**DIRECTIONS:** Report the count of lines containing the word "this" in the entries below, and nothing more.

**Records with drawing code:**
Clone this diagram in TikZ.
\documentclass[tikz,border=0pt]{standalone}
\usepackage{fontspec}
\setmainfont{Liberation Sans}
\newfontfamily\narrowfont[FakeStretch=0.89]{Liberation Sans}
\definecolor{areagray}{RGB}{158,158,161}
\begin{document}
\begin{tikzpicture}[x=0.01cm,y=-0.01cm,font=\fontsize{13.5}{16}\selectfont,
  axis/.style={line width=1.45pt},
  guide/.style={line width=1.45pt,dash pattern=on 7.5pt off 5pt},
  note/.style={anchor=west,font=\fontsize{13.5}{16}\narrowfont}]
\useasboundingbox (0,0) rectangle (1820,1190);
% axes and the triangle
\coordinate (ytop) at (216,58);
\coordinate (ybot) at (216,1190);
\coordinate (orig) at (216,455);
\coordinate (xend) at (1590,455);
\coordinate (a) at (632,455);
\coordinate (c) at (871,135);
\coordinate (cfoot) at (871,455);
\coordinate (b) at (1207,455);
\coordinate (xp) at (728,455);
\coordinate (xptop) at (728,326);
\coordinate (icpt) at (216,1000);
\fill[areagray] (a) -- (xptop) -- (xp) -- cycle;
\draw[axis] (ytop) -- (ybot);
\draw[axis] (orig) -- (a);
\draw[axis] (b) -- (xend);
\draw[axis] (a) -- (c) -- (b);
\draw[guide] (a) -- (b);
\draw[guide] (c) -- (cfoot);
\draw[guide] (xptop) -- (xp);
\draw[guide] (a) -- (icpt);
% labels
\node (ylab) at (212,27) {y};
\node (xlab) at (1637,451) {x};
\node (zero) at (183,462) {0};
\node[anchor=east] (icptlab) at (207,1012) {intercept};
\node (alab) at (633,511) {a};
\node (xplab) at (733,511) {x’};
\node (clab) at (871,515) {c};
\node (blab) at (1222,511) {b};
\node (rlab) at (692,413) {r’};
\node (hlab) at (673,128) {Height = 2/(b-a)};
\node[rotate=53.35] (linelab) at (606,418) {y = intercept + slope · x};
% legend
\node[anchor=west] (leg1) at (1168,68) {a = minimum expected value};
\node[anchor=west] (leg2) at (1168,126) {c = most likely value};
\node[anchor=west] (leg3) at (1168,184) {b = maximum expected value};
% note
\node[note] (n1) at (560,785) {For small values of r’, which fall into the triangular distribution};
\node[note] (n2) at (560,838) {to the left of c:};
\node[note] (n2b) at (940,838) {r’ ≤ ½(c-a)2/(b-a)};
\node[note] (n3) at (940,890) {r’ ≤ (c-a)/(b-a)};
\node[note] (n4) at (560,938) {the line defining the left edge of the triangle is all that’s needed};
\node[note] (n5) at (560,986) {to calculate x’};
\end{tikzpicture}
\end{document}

==

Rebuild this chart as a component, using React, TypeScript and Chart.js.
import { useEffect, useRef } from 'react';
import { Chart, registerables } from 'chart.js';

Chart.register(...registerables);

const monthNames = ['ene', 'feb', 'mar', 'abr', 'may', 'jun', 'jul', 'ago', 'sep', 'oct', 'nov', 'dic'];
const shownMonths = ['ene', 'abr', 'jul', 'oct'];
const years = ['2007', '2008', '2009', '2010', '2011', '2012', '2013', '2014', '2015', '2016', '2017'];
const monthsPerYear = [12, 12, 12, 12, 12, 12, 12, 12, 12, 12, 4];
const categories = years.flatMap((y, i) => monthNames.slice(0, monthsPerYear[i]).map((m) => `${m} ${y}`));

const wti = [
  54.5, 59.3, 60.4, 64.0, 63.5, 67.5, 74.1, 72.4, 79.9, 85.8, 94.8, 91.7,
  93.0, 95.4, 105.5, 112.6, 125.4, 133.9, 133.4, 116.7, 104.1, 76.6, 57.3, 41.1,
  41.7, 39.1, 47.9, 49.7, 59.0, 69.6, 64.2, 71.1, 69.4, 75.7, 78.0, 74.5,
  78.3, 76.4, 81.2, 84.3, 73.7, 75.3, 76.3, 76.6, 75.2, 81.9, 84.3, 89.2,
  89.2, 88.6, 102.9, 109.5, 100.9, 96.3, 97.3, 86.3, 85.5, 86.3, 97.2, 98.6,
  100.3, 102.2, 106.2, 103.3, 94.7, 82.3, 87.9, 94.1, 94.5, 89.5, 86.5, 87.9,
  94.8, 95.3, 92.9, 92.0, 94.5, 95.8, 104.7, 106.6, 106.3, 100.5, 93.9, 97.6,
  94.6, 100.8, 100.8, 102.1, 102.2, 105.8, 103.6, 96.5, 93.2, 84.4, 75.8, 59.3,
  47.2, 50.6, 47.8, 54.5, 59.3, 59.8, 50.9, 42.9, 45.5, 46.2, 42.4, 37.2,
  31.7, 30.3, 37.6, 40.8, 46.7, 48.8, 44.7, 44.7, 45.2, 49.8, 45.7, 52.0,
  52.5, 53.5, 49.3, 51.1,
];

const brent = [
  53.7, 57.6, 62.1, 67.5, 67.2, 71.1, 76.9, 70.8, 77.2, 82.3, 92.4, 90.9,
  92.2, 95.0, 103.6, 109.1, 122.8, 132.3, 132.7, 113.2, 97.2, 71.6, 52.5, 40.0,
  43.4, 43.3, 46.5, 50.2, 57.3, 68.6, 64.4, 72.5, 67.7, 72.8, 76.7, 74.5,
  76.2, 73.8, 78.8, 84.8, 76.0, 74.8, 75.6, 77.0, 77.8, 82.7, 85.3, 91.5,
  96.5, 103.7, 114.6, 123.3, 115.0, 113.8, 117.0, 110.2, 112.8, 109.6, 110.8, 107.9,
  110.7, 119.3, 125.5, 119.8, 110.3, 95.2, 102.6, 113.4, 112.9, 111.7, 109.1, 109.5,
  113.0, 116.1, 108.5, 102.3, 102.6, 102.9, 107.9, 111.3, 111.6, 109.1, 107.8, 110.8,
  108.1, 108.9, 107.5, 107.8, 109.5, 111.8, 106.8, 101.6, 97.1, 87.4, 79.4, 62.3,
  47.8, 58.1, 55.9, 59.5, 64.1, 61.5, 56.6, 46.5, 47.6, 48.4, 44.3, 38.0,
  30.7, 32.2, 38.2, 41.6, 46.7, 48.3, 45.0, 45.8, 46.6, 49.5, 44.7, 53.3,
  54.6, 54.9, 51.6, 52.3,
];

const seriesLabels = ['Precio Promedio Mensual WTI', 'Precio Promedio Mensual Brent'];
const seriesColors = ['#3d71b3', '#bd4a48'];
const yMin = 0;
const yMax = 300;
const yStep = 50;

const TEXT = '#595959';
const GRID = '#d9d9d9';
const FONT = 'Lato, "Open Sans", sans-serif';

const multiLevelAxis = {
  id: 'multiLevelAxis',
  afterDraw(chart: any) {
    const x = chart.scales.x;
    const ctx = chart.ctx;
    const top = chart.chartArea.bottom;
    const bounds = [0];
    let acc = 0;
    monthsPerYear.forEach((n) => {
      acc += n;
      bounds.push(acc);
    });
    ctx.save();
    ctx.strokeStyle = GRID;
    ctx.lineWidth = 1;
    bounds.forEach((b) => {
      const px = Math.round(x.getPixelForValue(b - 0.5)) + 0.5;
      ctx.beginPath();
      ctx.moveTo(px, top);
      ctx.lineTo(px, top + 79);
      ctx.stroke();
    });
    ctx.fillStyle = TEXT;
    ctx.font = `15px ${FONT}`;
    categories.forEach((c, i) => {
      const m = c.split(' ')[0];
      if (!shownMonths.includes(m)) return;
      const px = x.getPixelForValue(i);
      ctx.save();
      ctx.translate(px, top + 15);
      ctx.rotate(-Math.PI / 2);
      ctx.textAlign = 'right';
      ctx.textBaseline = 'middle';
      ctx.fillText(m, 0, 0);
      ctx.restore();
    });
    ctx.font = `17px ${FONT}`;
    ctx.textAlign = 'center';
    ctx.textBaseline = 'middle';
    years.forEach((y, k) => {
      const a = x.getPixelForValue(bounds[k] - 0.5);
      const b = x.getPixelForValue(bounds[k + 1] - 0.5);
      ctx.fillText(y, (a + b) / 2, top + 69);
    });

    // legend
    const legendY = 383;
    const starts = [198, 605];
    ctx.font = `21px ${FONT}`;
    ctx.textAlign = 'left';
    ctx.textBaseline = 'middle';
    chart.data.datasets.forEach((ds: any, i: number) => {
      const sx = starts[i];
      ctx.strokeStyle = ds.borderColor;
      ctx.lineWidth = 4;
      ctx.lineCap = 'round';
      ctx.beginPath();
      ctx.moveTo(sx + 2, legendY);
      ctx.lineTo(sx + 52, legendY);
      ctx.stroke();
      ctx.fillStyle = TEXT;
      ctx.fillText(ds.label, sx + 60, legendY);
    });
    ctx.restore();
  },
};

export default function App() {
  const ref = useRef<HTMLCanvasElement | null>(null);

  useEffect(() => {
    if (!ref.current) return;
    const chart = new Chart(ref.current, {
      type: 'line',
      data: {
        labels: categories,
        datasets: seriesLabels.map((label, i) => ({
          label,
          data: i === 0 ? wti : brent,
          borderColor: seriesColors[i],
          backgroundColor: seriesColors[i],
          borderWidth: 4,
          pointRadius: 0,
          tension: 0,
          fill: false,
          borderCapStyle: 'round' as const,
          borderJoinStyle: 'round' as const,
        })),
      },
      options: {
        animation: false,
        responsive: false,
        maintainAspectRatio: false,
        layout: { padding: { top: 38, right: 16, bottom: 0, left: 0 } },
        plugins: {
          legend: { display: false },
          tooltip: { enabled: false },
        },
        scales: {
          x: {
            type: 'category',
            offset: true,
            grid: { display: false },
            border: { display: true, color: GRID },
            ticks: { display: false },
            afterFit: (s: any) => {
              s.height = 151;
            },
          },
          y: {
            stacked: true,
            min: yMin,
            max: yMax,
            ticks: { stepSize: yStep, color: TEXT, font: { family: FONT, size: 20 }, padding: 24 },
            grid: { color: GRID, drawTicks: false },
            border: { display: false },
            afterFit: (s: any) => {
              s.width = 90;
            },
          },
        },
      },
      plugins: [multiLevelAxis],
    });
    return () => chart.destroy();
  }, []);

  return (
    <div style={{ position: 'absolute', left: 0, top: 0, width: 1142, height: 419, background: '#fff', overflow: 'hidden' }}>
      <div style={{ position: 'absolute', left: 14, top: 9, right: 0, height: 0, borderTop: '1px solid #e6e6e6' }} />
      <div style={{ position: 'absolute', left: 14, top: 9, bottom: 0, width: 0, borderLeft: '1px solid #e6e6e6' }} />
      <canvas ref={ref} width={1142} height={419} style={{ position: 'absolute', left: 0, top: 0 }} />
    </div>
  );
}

**EXERCISE RESULT:** 2